§ Task objective: Leave out the pictures and copy everything else below exactly.
>> start
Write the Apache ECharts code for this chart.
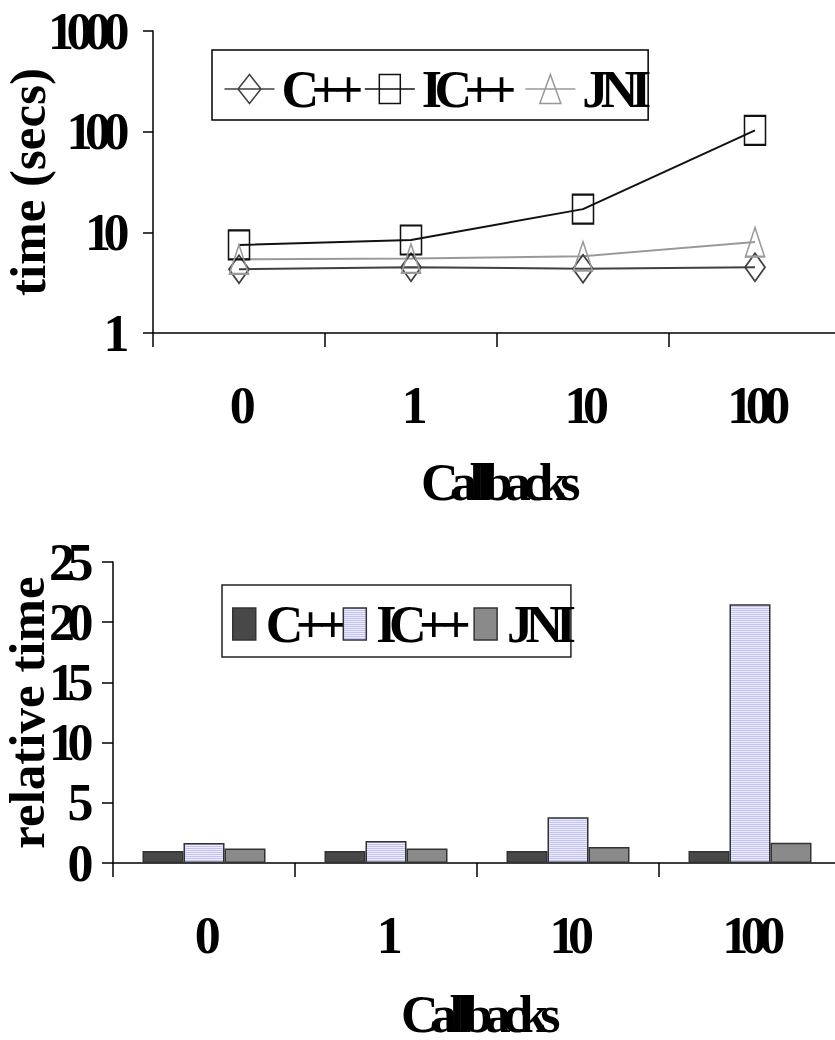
<!DOCTYPE html>
<html>
<head>
<meta charset="utf-8">
<script src="https://cdn.jsdelivr.net/npm/echarts@6/dist/echarts.min.js"></script>
<style>
html,body{margin:0;padding:0;background:#fff;}
#chartTop{position:absolute;left:0;top:0;width:835px;height:520px;}
#chartBottom{position:absolute;left:0;top:520px;width:835px;height:520px;}
#chartTop text[style*="Times"], #chartBottom text[style*="Times"]{letter-spacing:-7.5px;}
</style>
</head>
<body>
<div id="chartTop"></div>
<div id="chartBottom"></div>
<script>
// ---- data ----
const categories = ['0', '1', '10', '100'];
const seriesNames = ['C++', 'IC++', 'JNI'];
// top chart: time (secs), log scale
const timeCpp  = [4.3, 4.5, 4.35, 4.5];
const timeICpp = [7.5, 8.4, 17, 103];
const timeJNI  = [5.4, 5.5, 5.8, 8.0];
const timeTicks = ['1', '10', '100', '1000'];
// bottom chart: relative time
const relCpp  = [1, 1, 1, 1];
const relICpp = [1.67, 1.83, 3.8, 21.5];
const relJNI  = [1.2, 1.2, 1.33, 1.68];
const relTicks = ['0', '5', '10', '15', '20', '25'];

// ---- styles ----
const F = 'Liberation Serif, Times';
const TF = 'Liberation Serif';
const txt = {fontFamily: F, fontWeight: 'bold', fontSize: 52, color: '#000'};
const nameTxt = Object.assign({}, txt, {lineHeight: 36});
const ttl = {fontFamily: TF, fontWeight: 'bold', fontSize: 51, color: '#000', lineHeight: 44};
const axisLine = {show: true, lineStyle: {color: '#000', width: 1.5}};

// stripe pattern for IC++ bars
const pc = document.createElement('canvas');
pc.width = 2; pc.height = 2;
const pctx = pc.getContext('2d');
pctx.fillStyle = '#c2c2f4'; pctx.fillRect(0, 0, 2, 1);
pctx.fillStyle = '#ececfd'; pctx.fillRect(0, 1, 2, 1);
const stripe = {image: pc, repeat: 'repeat', imageWidth: 2, imageHeight: 2};

const lineColors = ['#404040', '#111111', '#999999'];
const symbols = ['diamond', 'rect', 'triangle'];
const symbolSizes = [[20, 28], [21, 29], [19, 29]];
const icons = [
  'path://M0,14.5L50,14.5M25,0L36.5,14.5L25,29L13.5,14.5Z',
  'path://M0,14.5L50,14.5M14.5,0L35.5,0L35.5,29L14.5,29Z',
  'path://M0,14.5L50,14.5M25,0L35.5,29L14.5,29Z'
];
const timeData = [timeCpp, timeICpp, timeJNI];

// ---- top chart ----
const chartTop = echarts.init(document.getElementById('chartTop'), null, {renderer: 'svg'});
chartTop.setOption({
  animation: false,
  grid: {left: 153, top: 31, width: 688, height: 302, outerBoundsMode: 'none'},
  legend: {
    left: 212, top: 50,
    itemWidth: 50, itemHeight: 29, itemGap: -16,
    padding: [13, -18, 5, 10],
    borderColor: '#000', borderWidth: 1.5, backgroundColor: '#fff',
    selectedMode: false,
    textStyle: Object.assign({}, txt, {padding: [0, 0, 0, 2]}),
    data: seriesNames.map((n, i) => ({
      name: n, icon: icons[i],
      itemStyle: {color: 'none', borderColor: lineColors[i], borderWidth: 1.5}
    }))
  },
  xAxis: {
    type: 'category', data: categories,
    axisLine: axisLine,
    axisTick: {show: true, length: 14, lineStyle: {color: '#000', width: 1.5}},
    axisLabel: Object.assign({}, txt, {margin: 46, interval: 0}),
    name: 'Callbacks', nameLocation: 'middle', nameGap: 131,
    nameTextStyle: nameTxt, nameMoveOverlap: false
  },
  yAxis: {
    type: 'log', logBase: 10, min: 1, max: 1000,
    axisLine: axisLine,
    axisTick: {show: true, length: 10, lineStyle: {color: '#000', width: 1.5}},
    splitLine: {show: false},
    axisLabel: Object.assign({}, txt, {
      margin: 31,
      formatter: v => timeTicks[Math.round(Math.log10(v))]
    }),
    name: 'time (secs)', nameLocation: 'middle', nameGap: 103, nameRotate: 90,
    nameTextStyle: ttl, nameMoveOverlap: false
  },
  series: seriesNames.map((n, i) => ({
    name: n, type: 'line', data: timeData[i],
    symbol: symbols[i], symbolSize: symbolSizes[i],
    lineStyle: {color: lineColors[i], width: 2},
    itemStyle: {color: 'none', borderColor: lineColors[i], borderWidth: 1.8},
    emphasis: {disabled: true}, silent: true
  }))
});

// ---- bottom chart ----
const barColors = ['#484848', stripe, '#8a8a8a'];
const relData = [relCpp, relICpp, relJNI];
const chartBottom = echarts.init(document.getElementById('chartBottom'), null, {renderer: 'svg'});
chartBottom.setOption({
  animation: false,
  grid: {left: 113, top: 42, width: 728, height: 301, outerBoundsMode: 'none'},
  legend: {
    left: 222, top: 65,
    itemWidth: 23, itemHeight: 32, itemGap: -20,
    padding: [13, -20, 7, 10],
    borderColor: '#222', borderWidth: 1.5, backgroundColor: '#fff',
    selectedMode: false,
    textStyle: Object.assign({}, txt, {padding: [0, 0, 0, 5]}),
    data: seriesNames.map((n, i) => ({
      name: n, icon: 'rect',
      itemStyle: {color: barColors[i], borderColor: '#333', borderWidth: 1.5}
    }))
  },
  xAxis: {
    type: 'category', data: categories,
    axisLine: axisLine,
    axisTick: {show: true, length: 14, lineStyle: {color: '#000', width: 1.5}},
    axisLabel: Object.assign({}, txt, {margin: 46, interval: 0}),
    name: 'Callbacks', nameLocation: 'middle', nameGap: 133,
    nameTextStyle: nameTxt, nameMoveOverlap: false
  },
  yAxis: {
    type: 'value', min: 0, max: 25, interval: 5,
    axisLine: axisLine,
    axisTick: {show: true, length: 11, lineStyle: {color: '#000', width: 1.5}},
    splitLine: {show: false},
    axisLabel: Object.assign({}, txt, {
      margin: 27,
      formatter: v => relTicks[Math.round(v / 5)]
    }),
    name: 'relative time', nameLocation: 'middle', nameGap: 64, nameRotate: 90,
    nameTextStyle: ttl, nameMoveOverlap: false
  },
  series: seriesNames.map((n, i) => ({
    name: n, type: 'bar', data: relData[i],
    barWidth: 41, barGap: '0%',
    itemStyle: {color: barColors[i], borderColor: '#333', borderWidth: 1.5},
    emphasis: {disabled: true}, silent: true
  }))
});
</script>
</body>
</html>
>> end
§ Output:
Write the Apache ECharts code for this chart.
<!DOCTYPE html>
<html>
<head>
<meta charset="utf-8">
<script src="https://cdn.jsdelivr.net/npm/echarts@6/dist/echarts.min.js"></script>
<style>
html,body{margin:0;padding:0;background:#fff;}
#chartTop{position:absolute;left:0;top:0;width:835px;height:520px;}
#chartBottom{position:absolute;left:0;top:520px;width:835px;height:520px;}
#chartTop text[style*="Times"], #chartBottom text[style*="Times"]{letter-spacing:-7.5px;}
</style>
</head>
<body>
<div id="chartTop"></div>
<div id="chartBottom"></div>
<script>
// ---- data ----
const categories = ['0', '1', '10', '100'];
const seriesNames = ['C++', 'IC++', 'JNI'];
// top chart: time (secs), log scale
const timeCpp  = [4.3, 4.5, 4.35, 4.5];
const timeICpp = [7.5, 8.4, 17, 103];
const timeJNI  = [5.4, 5.5, 5.8, 8.0];
const timeTicks = ['1', '10', '100', '1000'];
// bottom chart: relative time
const relCpp  = [1, 1, 1, 1];
const relICpp = [1.67, 1.83, 3.8, 21.5];
const relJNI  = [1.2, 1.2, 1.33, 1.68];
const relTicks = ['0', '5', '10', '15', '20', '25'];

// ---- styles ----
const F = 'Liberation Serif, Times';
const TF = 'Liberation Serif';
const txt = {fontFamily: F, fontWeight: 'bold', fontSize: 52, color: '#000'};
const nameTxt = Object.assign({}, txt, {lineHeight: 36});
const ttl = {fontFamily: TF, fontWeight: 'bold', fontSize: 51, color: '#000', lineHeight: 44};
const axisLine = {show: true, lineStyle: {color: '#000', width: 1.5}};

// stripe pattern for IC++ bars
const pc = document.createElement('canvas');
pc.width = 2; pc.height = 2;
const pctx = pc.getContext('2d');
pctx.fillStyle = '#c2c2f4'; pctx.fillRect(0, 0, 2, 1);
pctx.fillStyle = '#ececfd'; pctx.fillRect(0, 1, 2, 1);
const stripe = {image: pc, repeat: 'repeat', imageWidth: 2, imageHeight: 2};

const lineColors = ['#404040', '#111111', '#999999'];
const symbols = ['diamond', 'rect', 'triangle'];
const symbolSizes = [[20, 28], [21, 29], [19, 29]];
const icons = [
  'path://M0,14.5L50,14.5M25,0L36.5,14.5L25,29L13.5,14.5Z',
  'path://M0,14.5L50,14.5M14.5,0L35.5,0L35.5,29L14.5,29Z',
  'path://M0,14.5L50,14.5M25,0L35.5,29L14.5,29Z'
];
const timeData = [timeCpp, timeICpp, timeJNI];

// ---- top chart ----
const chartTop = echarts.init(document.getElementById('chartTop'), null, {renderer: 'svg'});
chartTop.setOption({
  animation: false,
  grid: {left: 153, top: 31, width: 688, height: 302, outerBoundsMode: 'none'},
  legend: {
    left: 212, top: 50,
    itemWidth: 50, itemHeight: 29, itemGap: -16,
    padding: [13, -18, 5, 10],
    borderColor: '#000', borderWidth: 1.5, backgroundColor: '#fff',
    selectedMode: false,
    textStyle: Object.assign({}, txt, {padding: [0, 0, 0, 2]}),
    data: seriesNames.map((n, i) => ({
      name: n, icon: icons[i],
      itemStyle: {color: 'none', borderColor: lineColors[i], borderWidth: 1.5}
    }))
  },
  xAxis: {
    type: 'category', data: categories,
    axisLine: axisLine,
    axisTick: {show: true, length: 14, lineStyle: {color: '#000', width: 1.5}},
    axisLabel: Object.assign({}, txt, {margin: 46, interval: 0}),
    name: 'Callbacks', nameLocation: 'middle', nameGap: 131,
    nameTextStyle: nameTxt, nameMoveOverlap: false
  },
  yAxis: {
    type: 'log', logBase: 10, min: 1, max: 1000,
    axisLine: axisLine,
    axisTick: {show: true, length: 10, lineStyle: {color: '#000', width: 1.5}},
    splitLine: {show: false},
    axisLabel: Object.assign({}, txt, {
      margin: 31,
      formatter: v => timeTicks[Math.round(Math.log10(v))]
    }),
    name: 'time (secs)', nameLocation: 'middle', nameGap: 103, nameRotate: 90,
    nameTextStyle: ttl, nameMoveOverlap: false
  },
  series: seriesNames.map((n, i) => ({
    name: n, type: 'line', data: timeData[i],
    symbol: symbols[i], symbolSize: symbolSizes[i],
    lineStyle: {color: lineColors[i], width: 2},
    itemStyle: {color: 'none', borderColor: lineColors[i], borderWidth: 1.8},
    emphasis: {disabled: true}, silent: true
  }))
});

// ---- bottom chart ----
const barColors = ['#484848', stripe, '#8a8a8a'];
const relData = [relCpp, relICpp, relJNI];
const chartBottom = echarts.init(document.getElementById('chartBottom'), null, {renderer: 'svg'});
chartBottom.setOption({
  animation: false,
  grid: {left: 113, top: 42, width: 728, height: 301, outerBoundsMode: 'none'},
  legend: {
    left: 222, top: 65,
    itemWidth: 23, itemHeight: 32, itemGap: -20,
    padding: [13, -20, 7, 10],
    borderColor: '#222', borderWidth: 1.5, backgroundColor: '#fff',
    selectedMode: false,
    textStyle: Object.assign({}, txt, {padding: [0, 0, 0, 5]}),
    data: seriesNames.map((n, i) => ({
      name: n, icon: 'rect',
      itemStyle: {color: barColors[i], borderColor: '#333', borderWidth: 1.5}
    }))
  },
  xAxis: {
    type: 'category', data: categories,
    axisLine: axisLine,
    axisTick: {show: true, length: 14, lineStyle: {color: '#000', width: 1.5}},
    axisLabel: Object.assign({}, txt, {margin: 46, interval: 0}),
    name: 'Callbacks', nameLocation: 'middle', nameGap: 133,
    nameTextStyle: nameTxt, nameMoveOverlap: false
  },
  yAxis: {
    type: 'value', min: 0, max: 25, interval: 5,
    axisLine: axisLine,
    axisTick: {show: true, length: 11, lineStyle: {color: '#000', width: 1.5}},
    splitLine: {show: false},
    axisLabel: Object.assign({}, txt, {
      margin: 27,
      formatter: v => relTicks[Math.round(v / 5)]
    }),
    name: 'relative time', nameLocation: 'middle', nameGap: 64, nameRotate: 90,
    nameTextStyle: ttl, nameMoveOverlap: false
  },
  series: seriesNames.map((n, i) => ({
    name: n, type: 'bar', data: relData[i],
    barWidth: 41, barGap: '0%',
    itemStyle: {color: barColors[i], borderColor: '#333', borderWidth: 1.5},
    emphasis: {disabled: true}, silent: true
  }))
});
</script>
</body>
</html>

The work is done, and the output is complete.